__SET EXERCISE__: Would you transcribe the listing that follows, character for character, and omit its images?

__DATA PROVIDED__:

▬▬▬▬▬▬

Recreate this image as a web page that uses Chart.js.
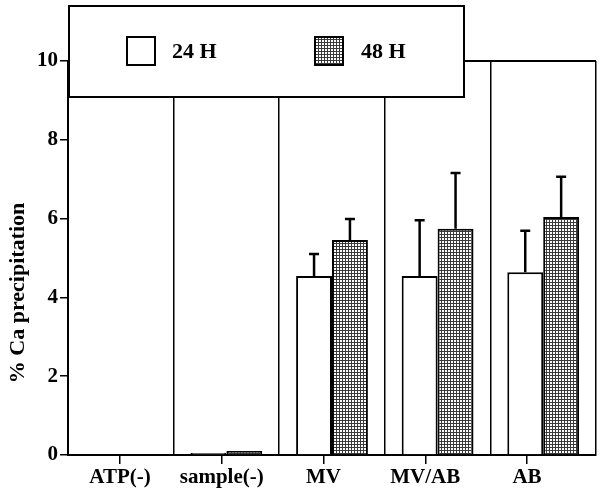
<!DOCTYPE html>
<html>
<head>
<meta charset="utf-8">
<script src="https://cdn.jsdelivr.net/npm/chart.js@4.4.1/dist/chart.umd.min.js"></script>
<style>
body{margin:0;background:#fff;}
#wrap{width:600px;height:495px;position:relative;}
</style>
</head>
<body>
<div id="wrap"><canvas id="CaChart"></canvas></div>
<script>
// data
const groups = ['ATP(-)', 'sample(-)', 'MV', 'MV/AB', 'AB'];
const h24 = [0, 0.05, 4.54, 4.54, 4.64];
const h48 = [0, 0.10, 5.46, 5.74, 6.04];
const sd24 = [0, 0, 0.56, 1.42, 1.05];
const sd48 = [0, 0, 0.53, 1.42, 1.02];
const yTicks = [0, 2, 4, 6, 8, 10];
const seriesNames = ['24 H', '48 H'];
const yTitle = '% Ca precipitation';

const serif = "'Liberation Serif', 'Times New Roman', serif";

// stippled grey fill
function makeStipple() {
  const c = document.createElement('canvas');
  c.width = 3; c.height = 3;
  const g = c.getContext('2d');
  g.fillStyle = '#fff';
  g.fillRect(0, 0, 3, 3);
  g.fillStyle = '#3a3a3a';
  g.fillRect(0, 0, 3, 1);
  g.fillRect(0, 0, 1, 3);
  return g.createPattern(c, 'repeat');
}
const stipple = makeStipple();

const errs = [sd24, sd48];

const extras = {
  id: 'extras',
  afterDatasetsDraw(chart) {
    const ctx = chart.ctx;
    const y = chart.scales.y;
    const area = chart.chartArea;
    ctx.save();
    // error bars (upper only)
    ctx.strokeStyle = '#000';
    ctx.lineWidth = 2.5;
    chart.data.datasets.forEach((ds, di) => {
      const meta = chart.getDatasetMeta(di);
      meta.data.forEach((bar, i) => {
        const sd = errs[di][i];
        if (!sd) return;
        const top = y.getPixelForValue(ds.data[i] + sd);
        ctx.beginPath();
        ctx.moveTo(bar.x, bar.y);
        ctx.lineTo(bar.x, top);
        ctx.moveTo(bar.x - 5, top);
        ctx.lineTo(bar.x + 5, top);
        ctx.stroke();
      });
    });

    // top frame line at the 10 level
    ctx.lineWidth = 2;
    ctx.beginPath();
    ctx.moveTo(440, area.top);
    ctx.lineTo(area.right, area.top);
    ctx.stroke();

    // legend box
    const lx = 69, ly = 6, lw = 395, lh = 91;
    ctx.fillStyle = '#fff';
    ctx.fillRect(lx, ly, lw, lh);
    ctx.lineWidth = 2;
    ctx.strokeRect(lx, ly, lw, lh);
    const items = [
      { x: 127, tx: 172, fill: '#fff' },
      { x: 315, tx: 361, fill: stipple }
    ];
    ctx.font = 'bold 22px ' + serif;
    ctx.textBaseline = 'alphabetic';
    ctx.textAlign = 'left';
    items.forEach((it, k) => {
      ctx.fillStyle = it.fill;
      ctx.fillRect(it.x, 37, 28, 28);
      ctx.lineWidth = 2;
      ctx.strokeStyle = '#000';
      ctx.strokeRect(it.x, 37, 28, 28);
      ctx.fillStyle = '#000';
      ctx.fillText(seriesNames[k], it.tx, 58);
    });

    // y axis title
    ctx.translate(18, 293);
    ctx.rotate(-Math.PI / 2);
    ctx.textAlign = 'center';
    ctx.textBaseline = 'middle';
    ctx.font = 'bold 22px ' + serif;
    ctx.fillText(yTitle, 0, 0);
    ctx.restore();
  }
};

const Cdata = {
  labels: groups,
  datasets: [
    {
      label: seriesNames[0],
      data: h24,
      backgroundColor: '#fff',
      borderColor: '#000',
      borderWidth: 2,
      categoryPercentage: 0.68,
      barPercentage: 1.0
    },
    {
      label: seriesNames[1],
      data: h48,
      backgroundColor: stipple,
      borderColor: '#000',
      borderWidth: 2,
      categoryPercentage: 0.68,
      barPercentage: 1.0
    }
  ]
};

// label axis: ticks sit a bit left of the bar groups in the original
const lblMin = -0.511, lblMax = 4.678;

const Cconfig = {
  type: 'bar',
  data: Cdata,
  options: {
    responsive: true,
    maintainAspectRatio: false,
    animation: false,
    layout: { padding: { left: 0, right: 4, top: 61, bottom: 0 } },
    plugins: {
      legend: { display: false },
      tooltip: { enabled: false },
      title: { display: false }
    },
    scales: {
      x: {
        type: 'category',
        position: 'bottom',
        weight: 0,
        offset: true,
        grid: {
          display: true,
          offset: true,
          drawOnChartArea: true,
          drawTicks: false,
          tickLength: 0,
          color: '#000',
          lineWidth: 1.5
        },
        border: { display: true, color: '#000', width: 2 },
        ticks: { display: false },
        afterFit(s) { s.height = 0; }
      },
      x2: {
        type: 'linear',
        position: 'bottom',
        weight: 1,
        offset: false,
        min: lblMin,
        max: lblMax,
        afterBuildTicks(s) { s.ticks = groups.map((g, i) => ({ value: i })); },
        grid: {
          display: true,
          offset: false,
          drawOnChartArea: false,
          drawTicks: true,
          tickLength: 9,
          color: '#000',
          lineWidth: 1.5
        },
        border: { display: false },
        ticks: {
          autoSkip: false,
          maxRotation: 0,
          padding: 1,
          color: '#000',
          font: { family: serif, size: 21, weight: 'bold' },
          callback: (v) => groups[v]
        },
        afterFit(s) { s.height = 40; }
      },
      y: {
        type: 'linear',
        min: 0,
        max: 10,
        afterBuildTicks(s) { s.ticks = yTicks.map(v => ({ value: v })); },
        grid: {
          drawOnChartArea: false,
          drawTicks: true,
          tickLength: 8,
          color: '#000',
          lineWidth: 1.5
        },
        border: { display: true, color: '#000', width: 2 },
        ticks: {
          padding: 2,
          color: '#000',
          font: { family: serif, size: 21, weight: 'bold' }
        },
        afterFit(s) { s.width = 68; }
      }
    }
  },
  plugins: [extras]
};

var CaChart = new Chart(
  document.getElementById('CaChart'),
  Cconfig
);
</script>
</body>
</html>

▬▬▬▬▬▬

__FINISHED ANSWER__:
Recreate this image as a web page that uses Chart.js.
<!DOCTYPE html>
<html>
<head>
<meta charset="utf-8">
<script src="https://cdn.jsdelivr.net/npm/chart.js@4.4.1/dist/chart.umd.min.js"></script>
<style>
body{margin:0;background:#fff;}
#wrap{width:600px;height:495px;position:relative;}
</style>
</head>
<body>
<div id="wrap"><canvas id="CaChart"></canvas></div>
<script>
// data
const groups = ['ATP(-)', 'sample(-)', 'MV', 'MV/AB', 'AB'];
const h24 = [0, 0.05, 4.54, 4.54, 4.64];
const h48 = [0, 0.10, 5.46, 5.74, 6.04];
const sd24 = [0, 0, 0.56, 1.42, 1.05];
const sd48 = [0, 0, 0.53, 1.42, 1.02];
const yTicks = [0, 2, 4, 6, 8, 10];
const seriesNames = ['24 H', '48 H'];
const yTitle = '% Ca precipitation';

const serif = "'Liberation Serif', 'Times New Roman', serif";

// stippled grey fill
function makeStipple() {
  const c = document.createElement('canvas');
  c.width = 3; c.height = 3;
  const g = c.getContext('2d');
  g.fillStyle = '#fff';
  g.fillRect(0, 0, 3, 3);
  g.fillStyle = '#3a3a3a';
  g.fillRect(0, 0, 3, 1);
  g.fillRect(0, 0, 1, 3);
  return g.createPattern(c, 'repeat');
}
const stipple = makeStipple();

const errs = [sd24, sd48];

const extras = {
  id: 'extras',
  afterDatasetsDraw(chart) {
    const ctx = chart.ctx;
    const y = chart.scales.y;
    const area = chart.chartArea;
    ctx.save();
    // error bars (upper only)
    ctx.strokeStyle = '#000';
    ctx.lineWidth = 2.5;
    chart.data.datasets.forEach((ds, di) => {
      const meta = chart.getDatasetMeta(di);
      meta.data.forEach((bar, i) => {
        const sd = errs[di][i];
        if (!sd) return;
        const top = y.getPixelForValue(ds.data[i] + sd);
        ctx.beginPath();
        ctx.moveTo(bar.x, bar.y);
        ctx.lineTo(bar.x, top);
        ctx.moveTo(bar.x - 5, top);
        ctx.lineTo(bar.x + 5, top);
        ctx.stroke();
      });
    });

    // top frame line at the 10 level
    ctx.lineWidth = 2;
    ctx.beginPath();
    ctx.moveTo(440, area.top);
    ctx.lineTo(area.right, area.top);
    ctx.stroke();

    // legend box
    const lx = 69, ly = 6, lw = 395, lh = 91;
    ctx.fillStyle = '#fff';
    ctx.fillRect(lx, ly, lw, lh);
    ctx.lineWidth = 2;
    ctx.strokeRect(lx, ly, lw, lh);
    const items = [
      { x: 127, tx: 172, fill: '#fff' },
      { x: 315, tx: 361, fill: stipple }
    ];
    ctx.font = 'bold 22px ' + serif;
    ctx.textBaseline = 'alphabetic';
    ctx.textAlign = 'left';
    items.forEach((it, k) => {
      ctx.fillStyle = it.fill;
      ctx.fillRect(it.x, 37, 28, 28);
      ctx.lineWidth = 2;
      ctx.strokeStyle = '#000';
      ctx.strokeRect(it.x, 37, 28, 28);
      ctx.fillStyle = '#000';
      ctx.fillText(seriesNames[k], it.tx, 58);
    });

    // y axis title
    ctx.translate(18, 293);
    ctx.rotate(-Math.PI / 2);
    ctx.textAlign = 'center';
    ctx.textBaseline = 'middle';
    ctx.font = 'bold 22px ' + serif;
    ctx.fillText(yTitle, 0, 0);
    ctx.restore();
  }
};

const Cdata = {
  labels: groups,
  datasets: [
    {
      label: seriesNames[0],
      data: h24,
      backgroundColor: '#fff',
      borderColor: '#000',
      borderWidth: 2,
      categoryPercentage: 0.68,
      barPercentage: 1.0
    },
    {
      label: seriesNames[1],
      data: h48,
      backgroundColor: stipple,
      borderColor: '#000',
      borderWidth: 2,
      categoryPercentage: 0.68,
      barPercentage: 1.0
    }
  ]
};

// label axis: ticks sit a bit left of the bar groups in the original
const lblMin = -0.511, lblMax = 4.678;

const Cconfig = {
  type: 'bar',
  data: Cdata,
  options: {
    responsive: true,
    maintainAspectRatio: false,
    animation: false,
    layout: { padding: { left: 0, right: 4, top: 61, bottom: 0 } },
    plugins: {
      legend: { display: false },
      tooltip: { enabled: false },
      title: { display: false }
    },
    scales: {
      x: {
        type: 'category',
        position: 'bottom',
        weight: 0,
        offset: true,
        grid: {
          display: true,
          offset: true,
          drawOnChartArea: true,
          drawTicks: false,
          tickLength: 0,
          color: '#000',
          lineWidth: 1.5
        },
        border: { display: true, color: '#000', width: 2 },
        ticks: { display: false },
        afterFit(s) { s.height = 0; }
      },
      x2: {
        type: 'linear',
        position: 'bottom',
        weight: 1,
        offset: false,
        min: lblMin,
        max: lblMax,
        afterBuildTicks(s) { s.ticks = groups.map((g, i) => ({ value: i })); },
        grid: {
          display: true,
          offset: false,
          drawOnChartArea: false,
          drawTicks: true,
          tickLength: 9,
          color: '#000',
          lineWidth: 1.5
        },
        border: { display: false },
        ticks: {
          autoSkip: false,
          maxRotation: 0,
          padding: 1,
          color: '#000',
          font: { family: serif, size: 21, weight: 'bold' },
          callback: (v) => groups[v]
        },
        afterFit(s) { s.height = 40; }
      },
      y: {
        type: 'linear',
        min: 0,
        max: 10,
        afterBuildTicks(s) { s.ticks = yTicks.map(v => ({ value: v })); },
        grid: {
          drawOnChartArea: false,
          drawTicks: true,
          tickLength: 8,
          color: '#000',
          lineWidth: 1.5
        },
        border: { display: true, color: '#000', width: 2 },
        ticks: {
          padding: 2,
          color: '#000',
          font: { family: serif, size: 21, weight: 'bold' }
        },
        afterFit(s) { s.width = 68; }
      }
    }
  },
  plugins: [extras]
};

var CaChart = new Chart(
  document.getElementById('CaChart'),
  Cconfig
);
</script>
</body>
</html>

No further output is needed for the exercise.